What this task involves
Pictures within the data are to be left out; everything else must be reproduced exactly.

.....

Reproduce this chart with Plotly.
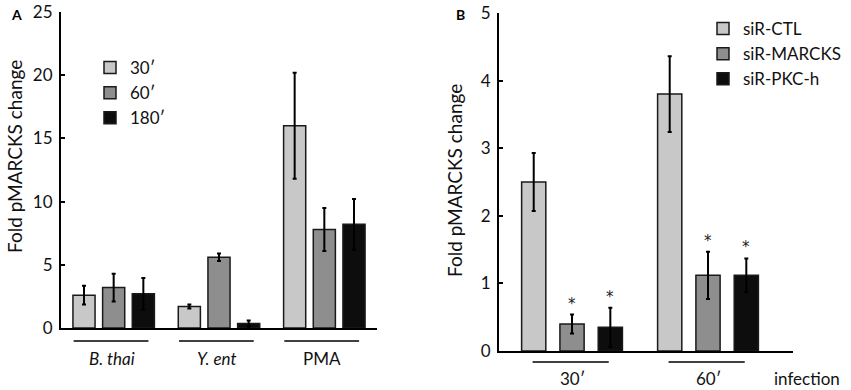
import plotly.graph_objects as go

W, H = 851, 390

# ---------------- data ----------------
a_groups = ["B. thai", "Y. ent", "PMA"]
a_group_labels = ["<i>B. thai</i>", "<i>Y. ent</i>", "PMA"]
a_series = ["30′", "60′", "180′"]
a_values = {
    "30′": [2.6, 1.7, 16.0],
    "60′": [3.2, 5.6, 7.8],
    "180′": [2.7, 0.35, 8.2],
}
a_errors = {
    "30′": [0.75, 0.15, 4.2],
    "60′": [1.1, 0.3, 1.7],
    "180′": [1.25, 0.25, 2.0],
}

b_groups = ["30′", "60′"]
b_series = ["siR-CTL", "siR-MARCKS", "siR-PKC-h"]
b_values = {
    "siR-CTL": [2.5, 3.8],
    "siR-MARCKS": [0.4, 1.12],
    "siR-PKC-h": [0.35, 1.12],
}
b_errors = {
    "siR-CTL": [0.43, 0.56],
    "siR-MARCKS": [0.14, 0.35],
    "siR-PKC-h": [0.29, 0.25],
}
b_significant = {
    "siR-CTL": [False, False],
    "siR-MARCKS": [True, True],
    "siR-PKC-h": [True, True],
}

a_yticks = [0, 5, 10, 15, 20, 25]
b_yticks = [0, 1, 2, 3, 4, 5]

# ---------------- styles ----------------
FONT = "Lato"
fills = ["#c8c8c8", "#8e8e8e", "#0d0d0d"]
OUT = "#1a1a1a"
TXT = "#111"
FS = 17


def px(x):
    return x / W


def py(y):
    return 1 - y / H


fig = go.Figure()

for i, s in enumerate(a_series):
    fig.add_trace(go.Bar(
        x=a_groups, y=a_values[s], name=s,
        marker=dict(color=fills[i], line=dict(color=OUT, width=1.5)),
        error_y=dict(type="data", array=a_errors[s], color="#000", thickness=2, width=2),
        width=0.21, xaxis="x", yaxis="y", legend="legend",
    ))

for i, s in enumerate(b_series):
    fig.add_trace(go.Bar(
        x=b_groups, y=b_values[s], name=s,
        marker=dict(color=fills[i], line=dict(color=OUT, width=1.5)),
        error_y=dict(type="data", array=b_errors[s], color="#000", thickness=2, width=2),
        width=0.178, xaxis="x2", yaxis="y2", legend="legend2",
    ))

annotations = []
shapes = []

# significance stars (panel B)
for i, s in enumerate(b_series):
    for j, g in enumerate(b_groups):
        if b_significant[s][j]:
            annotations.append(dict(
                x=g, y=b_values[s][j] + b_errors[s][j], xref="x2", yref="y2",
                text="*", showarrow=False,
                font=dict(family="DejaVu Sans", size=15, color="#222"),
                yanchor="middle", yshift=11, xshift=[-37.5, 0, 37.5][i],
            ))

# group underlines and labels (panel A)
for k, g in enumerate(a_groups):
    shapes.append(dict(type="line", xref="x", yref="paper", x0=k - 0.38, x1=k + 0.33,
                       y0=py(341), y1=py(341), line=dict(color="#000", width=1.5)))
    annotations.append(dict(x=g, y=py(358), xref="x", yref="paper", text=a_group_labels[k],
                            showarrow=False, font=dict(family=FONT, size=FS, color=TXT),
                            xanchor="center", yanchor="middle", xshift=-2))

# group underlines and labels (panel B)
for k, g in enumerate(b_groups):
    shapes.append(dict(type="line", xref="x2", yref="paper", x0=k - 0.29, x1=k + 0.27,
                       y0=py(362), y1=py(362), line=dict(color="#000", width=1.5)))
    annotations.append(dict(x=g, y=py(378), xref="x2", yref="paper", text=g,
                            showarrow=False, font=dict(family=FONT, size=FS, color=TXT),
                            xanchor="center", yanchor="middle"))

annotations.append(dict(x=px(772), y=py(378), xref="paper", yref="paper", text="infection",
                        showarrow=False, font=dict(family=FONT, size=FS, color=TXT),
                        xanchor="left", yanchor="middle"))

# axis titles
annotations.append(dict(x=px(14), y=py(157), xref="paper", yref="paper",
                        text="Fold pMARCKS change", textangle=-90, showarrow=False,
                        font=dict(family=FONT, size=19, color=TXT),
                        xanchor="center", yanchor="middle"))
annotations.append(dict(x=px(454), y=py(181), xref="paper", yref="paper",
                        text="Fold pMARCKS change", textangle=-90, showarrow=False,
                        font=dict(family=FONT, size=19, color=TXT),
                        xanchor="center", yanchor="middle"))

# panel letters
annotations.append(dict(x=px(16), y=py(15), xref="paper", yref="paper", text="<b>A</b>",
                        showarrow=False, font=dict(family=FONT, size=14, color="#000"),
                        xanchor="center", yanchor="middle"))
annotations.append(dict(x=px(460), y=py(15), xref="paper", yref="paper", text="<b>B</b>",
                        showarrow=False, font=dict(family=FONT, size=14, color="#000"),
                        xanchor="center", yanchor="middle"))

axis_common = dict(showgrid=False, zeroline=False, showline=True, linecolor="#000",
                   linewidth=2, automargin=False)

fig.update_layout(
    template="none",
    width=W, height=H,
    margin=dict(l=0, r=0, t=0, b=0, pad=0, autoexpand=False),
    paper_bgcolor="white", plot_bgcolor="white",
    barmode="group", bargap=0.155, bargroupgap=0,
    font=dict(family=FONT, size=FS, color=TXT),
    showlegend=True,
    xaxis=dict(domain=[px(61), px(377)], range=[-0.5, 2.5], anchor="y",
               showticklabels=False, ticks="", **axis_common),
    yaxis=dict(domain=[py(328), py(12)], range=[0, 25], anchor="x",
               tickvals=a_yticks, ticks="inside", ticklen=4, tickwidth=2, tickcolor="#000",
               ticklabelstandoff=3, ticklabeloverflow="allow",
               tickfont=dict(family=FONT, size=FS, color=TXT), **axis_common),
    xaxis2=dict(domain=[px(499), px(793)], range=[-0.537, 1.625], anchor="y2",
                showticklabels=False, ticks="", **axis_common),
    yaxis2=dict(domain=[py(351), py(13)], range=[0, 5], anchor="x2",
                tickvals=b_yticks, ticks="inside", ticklen=4, tickwidth=2, tickcolor="#000",
                ticklabelstandoff=3, ticklabeloverflow="allow",
                tickfont=dict(family=FONT, size=FS, color=TXT), **axis_common),
    legend=dict(x=px(90), y=py(50), xanchor="left", yanchor="top",
                font=dict(family=FONT, size=FS, color=TXT), bgcolor="rgba(0,0,0,0)",
                tracegroupgap=0, itemclick=False, borderwidth=0),
    legend2=dict(x=px(703), y=py(11), xanchor="left", yanchor="top",
                 font=dict(family=FONT, size=FS, color=TXT), bgcolor="rgba(0,0,0,0)",
                 tracegroupgap=0, itemclick=False, borderwidth=0),
    annotations=annotations,
    shapes=shapes,
)

fig.write_html(
    "out.html",
    config={"displayModeBar": False},
    post_script="document.body.style.margin='0';document.body.style.overflow='hidden';",
)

.....

Full solution
Reproduce this chart with Plotly.
import plotly.graph_objects as go

W, H = 851, 390

# ---------------- data ----------------
a_groups = ["B. thai", "Y. ent", "PMA"]
a_group_labels = ["<i>B. thai</i>", "<i>Y. ent</i>", "PMA"]
a_series = ["30′", "60′", "180′"]
a_values = {
    "30′": [2.6, 1.7, 16.0],
    "60′": [3.2, 5.6, 7.8],
    "180′": [2.7, 0.35, 8.2],
}
a_errors = {
    "30′": [0.75, 0.15, 4.2],
    "60′": [1.1, 0.3, 1.7],
    "180′": [1.25, 0.25, 2.0],
}

b_groups = ["30′", "60′"]
b_series = ["siR-CTL", "siR-MARCKS", "siR-PKC-h"]
b_values = {
    "siR-CTL": [2.5, 3.8],
    "siR-MARCKS": [0.4, 1.12],
    "siR-PKC-h": [0.35, 1.12],
}
b_errors = {
    "siR-CTL": [0.43, 0.56],
    "siR-MARCKS": [0.14, 0.35],
    "siR-PKC-h": [0.29, 0.25],
}
b_significant = {
    "siR-CTL": [False, False],
    "siR-MARCKS": [True, True],
    "siR-PKC-h": [True, True],
}

a_yticks = [0, 5, 10, 15, 20, 25]
b_yticks = [0, 1, 2, 3, 4, 5]

# ---------------- styles ----------------
FONT = "Lato"
fills = ["#c8c8c8", "#8e8e8e", "#0d0d0d"]
OUT = "#1a1a1a"
TXT = "#111"
FS = 17


def px(x):
    return x / W


def py(y):
    return 1 - y / H


fig = go.Figure()

for i, s in enumerate(a_series):
    fig.add_trace(go.Bar(
        x=a_groups, y=a_values[s], name=s,
        marker=dict(color=fills[i], line=dict(color=OUT, width=1.5)),
        error_y=dict(type="data", array=a_errors[s], color="#000", thickness=2, width=2),
        width=0.21, xaxis="x", yaxis="y", legend="legend",
    ))

for i, s in enumerate(b_series):
    fig.add_trace(go.Bar(
        x=b_groups, y=b_values[s], name=s,
        marker=dict(color=fills[i], line=dict(color=OUT, width=1.5)),
        error_y=dict(type="data", array=b_errors[s], color="#000", thickness=2, width=2),
        width=0.178, xaxis="x2", yaxis="y2", legend="legend2",
    ))

annotations = []
shapes = []

# significance stars (panel B)
for i, s in enumerate(b_series):
    for j, g in enumerate(b_groups):
        if b_significant[s][j]:
            annotations.append(dict(
                x=g, y=b_values[s][j] + b_errors[s][j], xref="x2", yref="y2",
                text="*", showarrow=False,
                font=dict(family="DejaVu Sans", size=15, color="#222"),
                yanchor="middle", yshift=11, xshift=[-37.5, 0, 37.5][i],
            ))

# group underlines and labels (panel A)
for k, g in enumerate(a_groups):
    shapes.append(dict(type="line", xref="x", yref="paper", x0=k - 0.38, x1=k + 0.33,
                       y0=py(341), y1=py(341), line=dict(color="#000", width=1.5)))
    annotations.append(dict(x=g, y=py(358), xref="x", yref="paper", text=a_group_labels[k],
                            showarrow=False, font=dict(family=FONT, size=FS, color=TXT),
                            xanchor="center", yanchor="middle", xshift=-2))

# group underlines and labels (panel B)
for k, g in enumerate(b_groups):
    shapes.append(dict(type="line", xref="x2", yref="paper", x0=k - 0.29, x1=k + 0.27,
                       y0=py(362), y1=py(362), line=dict(color="#000", width=1.5)))
    annotations.append(dict(x=g, y=py(378), xref="x2", yref="paper", text=g,
                            showarrow=False, font=dict(family=FONT, size=FS, color=TXT),
                            xanchor="center", yanchor="middle"))

annotations.append(dict(x=px(772), y=py(378), xref="paper", yref="paper", text="infection",
                        showarrow=False, font=dict(family=FONT, size=FS, color=TXT),
                        xanchor="left", yanchor="middle"))

# axis titles
annotations.append(dict(x=px(14), y=py(157), xref="paper", yref="paper",
                        text="Fold pMARCKS change", textangle=-90, showarrow=False,
                        font=dict(family=FONT, size=19, color=TXT),
                        xanchor="center", yanchor="middle"))
annotations.append(dict(x=px(454), y=py(181), xref="paper", yref="paper",
                        text="Fold pMARCKS change", textangle=-90, showarrow=False,
                        font=dict(family=FONT, size=19, color=TXT),
                        xanchor="center", yanchor="middle"))

# panel letters
annotations.append(dict(x=px(16), y=py(15), xref="paper", yref="paper", text="<b>A</b>",
                        showarrow=False, font=dict(family=FONT, size=14, color="#000"),
                        xanchor="center", yanchor="middle"))
annotations.append(dict(x=px(460), y=py(15), xref="paper", yref="paper", text="<b>B</b>",
                        showarrow=False, font=dict(family=FONT, size=14, color="#000"),
                        xanchor="center", yanchor="middle"))

axis_common = dict(showgrid=False, zeroline=False, showline=True, linecolor="#000",
                   linewidth=2, automargin=False)

fig.update_layout(
    template="none",
    width=W, height=H,
    margin=dict(l=0, r=0, t=0, b=0, pad=0, autoexpand=False),
    paper_bgcolor="white", plot_bgcolor="white",
    barmode="group", bargap=0.155, bargroupgap=0,
    font=dict(family=FONT, size=FS, color=TXT),
    showlegend=True,
    xaxis=dict(domain=[px(61), px(377)], range=[-0.5, 2.5], anchor="y",
               showticklabels=False, ticks="", **axis_common),
    yaxis=dict(domain=[py(328), py(12)], range=[0, 25], anchor="x",
               tickvals=a_yticks, ticks="inside", ticklen=4, tickwidth=2, tickcolor="#000",
               ticklabelstandoff=3, ticklabeloverflow="allow",
               tickfont=dict(family=FONT, size=FS, color=TXT), **axis_common),
    xaxis2=dict(domain=[px(499), px(793)], range=[-0.537, 1.625], anchor="y2",
                showticklabels=False, ticks="", **axis_common),
    yaxis2=dict(domain=[py(351), py(13)], range=[0, 5], anchor="x2",
                tickvals=b_yticks, ticks="inside", ticklen=4, tickwidth=2, tickcolor="#000",
                ticklabelstandoff=3, ticklabeloverflow="allow",
                tickfont=dict(family=FONT, size=FS, color=TXT), **axis_common),
    legend=dict(x=px(90), y=py(50), xanchor="left", yanchor="top",
                font=dict(family=FONT, size=FS, color=TXT), bgcolor="rgba(0,0,0,0)",
                tracegroupgap=0, itemclick=False, borderwidth=0),
    legend2=dict(x=px(703), y=py(11), xanchor="left", yanchor="top",
                 font=dict(family=FONT, size=FS, color=TXT), bgcolor="rgba(0,0,0,0)",
                 tracegroupgap=0, itemclick=False, borderwidth=0),
    annotations=annotations,
    shapes=shapes,
)

fig.write_html(
    "out.html",
    config={"displayModeBar": False},
    post_script="document.body.style.margin='0';document.body.style.overflow='hidden';",
)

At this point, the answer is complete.